::: Supplied data :::
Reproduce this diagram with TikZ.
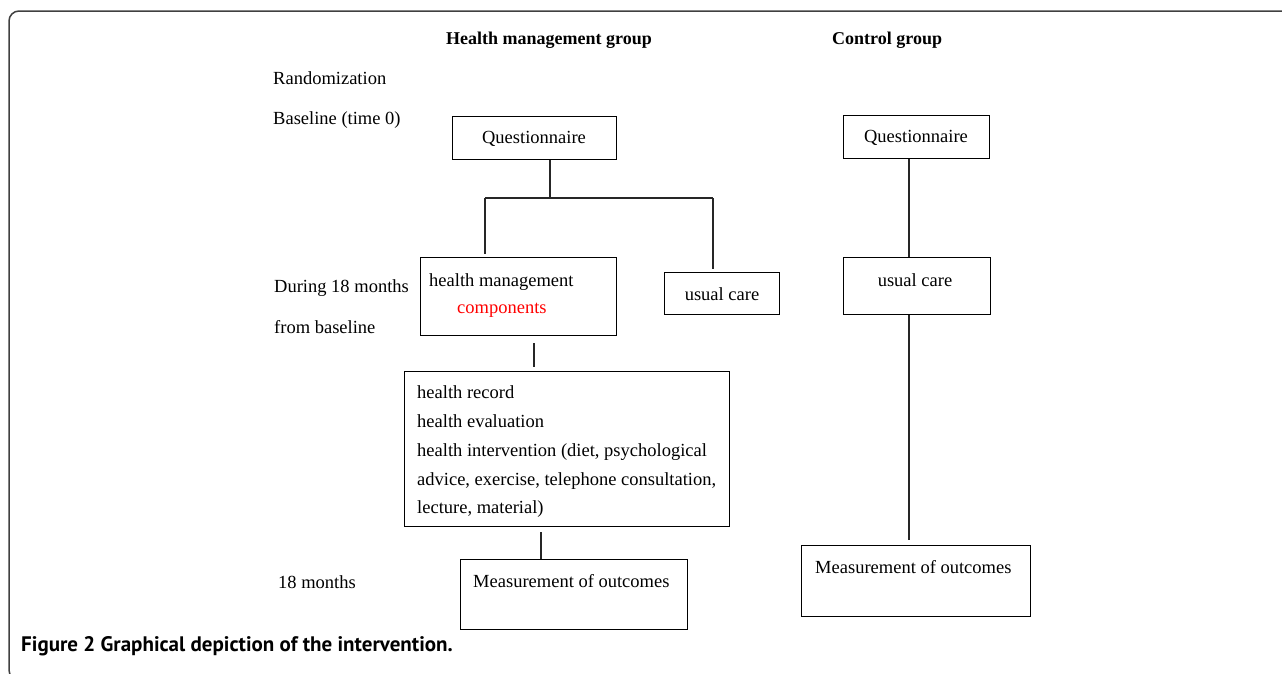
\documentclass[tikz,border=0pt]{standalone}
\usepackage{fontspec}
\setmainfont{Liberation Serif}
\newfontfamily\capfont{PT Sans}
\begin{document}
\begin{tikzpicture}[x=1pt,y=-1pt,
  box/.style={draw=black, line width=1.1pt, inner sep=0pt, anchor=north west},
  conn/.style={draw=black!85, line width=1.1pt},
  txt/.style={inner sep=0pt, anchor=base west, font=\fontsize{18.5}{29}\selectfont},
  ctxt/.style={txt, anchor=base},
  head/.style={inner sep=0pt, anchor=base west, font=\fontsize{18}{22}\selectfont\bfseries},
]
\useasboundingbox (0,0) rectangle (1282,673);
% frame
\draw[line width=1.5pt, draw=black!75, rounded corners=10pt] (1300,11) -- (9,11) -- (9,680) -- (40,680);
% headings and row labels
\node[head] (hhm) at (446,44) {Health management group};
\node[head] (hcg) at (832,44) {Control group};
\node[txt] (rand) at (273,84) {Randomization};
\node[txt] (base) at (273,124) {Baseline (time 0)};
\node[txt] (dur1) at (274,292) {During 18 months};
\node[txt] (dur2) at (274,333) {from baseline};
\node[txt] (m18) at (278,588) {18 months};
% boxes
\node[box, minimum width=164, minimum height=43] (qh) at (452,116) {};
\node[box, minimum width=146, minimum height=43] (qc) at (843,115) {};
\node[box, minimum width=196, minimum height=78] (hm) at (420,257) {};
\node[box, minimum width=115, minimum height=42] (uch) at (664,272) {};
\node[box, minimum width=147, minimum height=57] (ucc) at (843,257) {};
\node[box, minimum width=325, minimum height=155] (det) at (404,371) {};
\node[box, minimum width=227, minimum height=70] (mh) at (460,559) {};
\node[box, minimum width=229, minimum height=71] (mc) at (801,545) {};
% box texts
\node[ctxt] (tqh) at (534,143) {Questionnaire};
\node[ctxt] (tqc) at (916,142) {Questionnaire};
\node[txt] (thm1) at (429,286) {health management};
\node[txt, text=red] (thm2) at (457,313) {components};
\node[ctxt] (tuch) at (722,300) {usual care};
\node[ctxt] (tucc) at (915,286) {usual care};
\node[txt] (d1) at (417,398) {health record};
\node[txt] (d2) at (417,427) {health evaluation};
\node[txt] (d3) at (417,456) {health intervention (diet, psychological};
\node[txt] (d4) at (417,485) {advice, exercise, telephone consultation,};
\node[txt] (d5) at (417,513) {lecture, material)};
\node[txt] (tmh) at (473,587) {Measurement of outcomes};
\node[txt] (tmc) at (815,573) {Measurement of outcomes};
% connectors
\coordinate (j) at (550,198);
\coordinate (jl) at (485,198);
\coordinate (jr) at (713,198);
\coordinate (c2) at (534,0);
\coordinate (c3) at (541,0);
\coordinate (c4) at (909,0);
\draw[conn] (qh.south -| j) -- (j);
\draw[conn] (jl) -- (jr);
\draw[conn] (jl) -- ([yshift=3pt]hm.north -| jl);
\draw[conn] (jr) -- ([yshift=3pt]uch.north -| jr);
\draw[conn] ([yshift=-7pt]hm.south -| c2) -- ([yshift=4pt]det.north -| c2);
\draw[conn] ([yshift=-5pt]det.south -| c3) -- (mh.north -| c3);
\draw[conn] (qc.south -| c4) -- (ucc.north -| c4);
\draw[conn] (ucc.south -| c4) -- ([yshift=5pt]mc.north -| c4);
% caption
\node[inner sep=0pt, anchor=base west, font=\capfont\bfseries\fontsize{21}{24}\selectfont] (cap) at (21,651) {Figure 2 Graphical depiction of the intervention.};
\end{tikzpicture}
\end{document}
:::
Your goal >> Repeat the listing above exactly, with no pictures.

Answer >>
Reproduce this diagram with TikZ.
\documentclass[tikz,border=0pt]{standalone}
\usepackage{fontspec}
\setmainfont{Liberation Serif}
\newfontfamily\capfont{PT Sans}
\begin{document}
\begin{tikzpicture}[x=1pt,y=-1pt,
  box/.style={draw=black, line width=1.1pt, inner sep=0pt, anchor=north west},
  conn/.style={draw=black!85, line width=1.1pt},
  txt/.style={inner sep=0pt, anchor=base west, font=\fontsize{18.5}{29}\selectfont},
  ctxt/.style={txt, anchor=base},
  head/.style={inner sep=0pt, anchor=base west, font=\fontsize{18}{22}\selectfont\bfseries},
]
\useasboundingbox (0,0) rectangle (1282,673);
% frame
\draw[line width=1.5pt, draw=black!75, rounded corners=10pt] (1300,11) -- (9,11) -- (9,680) -- (40,680);
% headings and row labels
\node[head] (hhm) at (446,44) {Health management group};
\node[head] (hcg) at (832,44) {Control group};
\node[txt] (rand) at (273,84) {Randomization};
\node[txt] (base) at (273,124) {Baseline (time 0)};
\node[txt] (dur1) at (274,292) {During 18 months};
\node[txt] (dur2) at (274,333) {from baseline};
\node[txt] (m18) at (278,588) {18 months};
% boxes
\node[box, minimum width=164, minimum height=43] (qh) at (452,116) {};
\node[box, minimum width=146, minimum height=43] (qc) at (843,115) {};
\node[box, minimum width=196, minimum height=78] (hm) at (420,257) {};
\node[box, minimum width=115, minimum height=42] (uch) at (664,272) {};
\node[box, minimum width=147, minimum height=57] (ucc) at (843,257) {};
\node[box, minimum width=325, minimum height=155] (det) at (404,371) {};
\node[box, minimum width=227, minimum height=70] (mh) at (460,559) {};
\node[box, minimum width=229, minimum height=71] (mc) at (801,545) {};
% box texts
\node[ctxt] (tqh) at (534,143) {Questionnaire};
\node[ctxt] (tqc) at (916,142) {Questionnaire};
\node[txt] (thm1) at (429,286) {health management};
\node[txt, text=red] (thm2) at (457,313) {components};
\node[ctxt] (tuch) at (722,300) {usual care};
\node[ctxt] (tucc) at (915,286) {usual care};
\node[txt] (d1) at (417,398) {health record};
\node[txt] (d2) at (417,427) {health evaluation};
\node[txt] (d3) at (417,456) {health intervention (diet, psychological};
\node[txt] (d4) at (417,485) {advice, exercise, telephone consultation,};
\node[txt] (d5) at (417,513) {lecture, material)};
\node[txt] (tmh) at (473,587) {Measurement of outcomes};
\node[txt] (tmc) at (815,573) {Measurement of outcomes};
% connectors
\coordinate (j) at (550,198);
\coordinate (jl) at (485,198);
\coordinate (jr) at (713,198);
\coordinate (c2) at (534,0);
\coordinate (c3) at (541,0);
\coordinate (c4) at (909,0);
\draw[conn] (qh.south -| j) -- (j);
\draw[conn] (jl) -- (jr);
\draw[conn] (jl) -- ([yshift=3pt]hm.north -| jl);
\draw[conn] (jr) -- ([yshift=3pt]uch.north -| jr);
\draw[conn] ([yshift=-7pt]hm.south -| c2) -- ([yshift=4pt]det.north -| c2);
\draw[conn] ([yshift=-5pt]det.south -| c3) -- (mh.north -| c3);
\draw[conn] (qc.south -| c4) -- (ucc.north -| c4);
\draw[conn] (ucc.south -| c4) -- ([yshift=5pt]mc.north -| c4);
% caption
\node[inner sep=0pt, anchor=base west, font=\capfont\bfseries\fontsize{21}{24}\selectfont] (cap) at (21,651) {Figure 2 Graphical depiction of the intervention.};
\end{tikzpicture}
\end{document}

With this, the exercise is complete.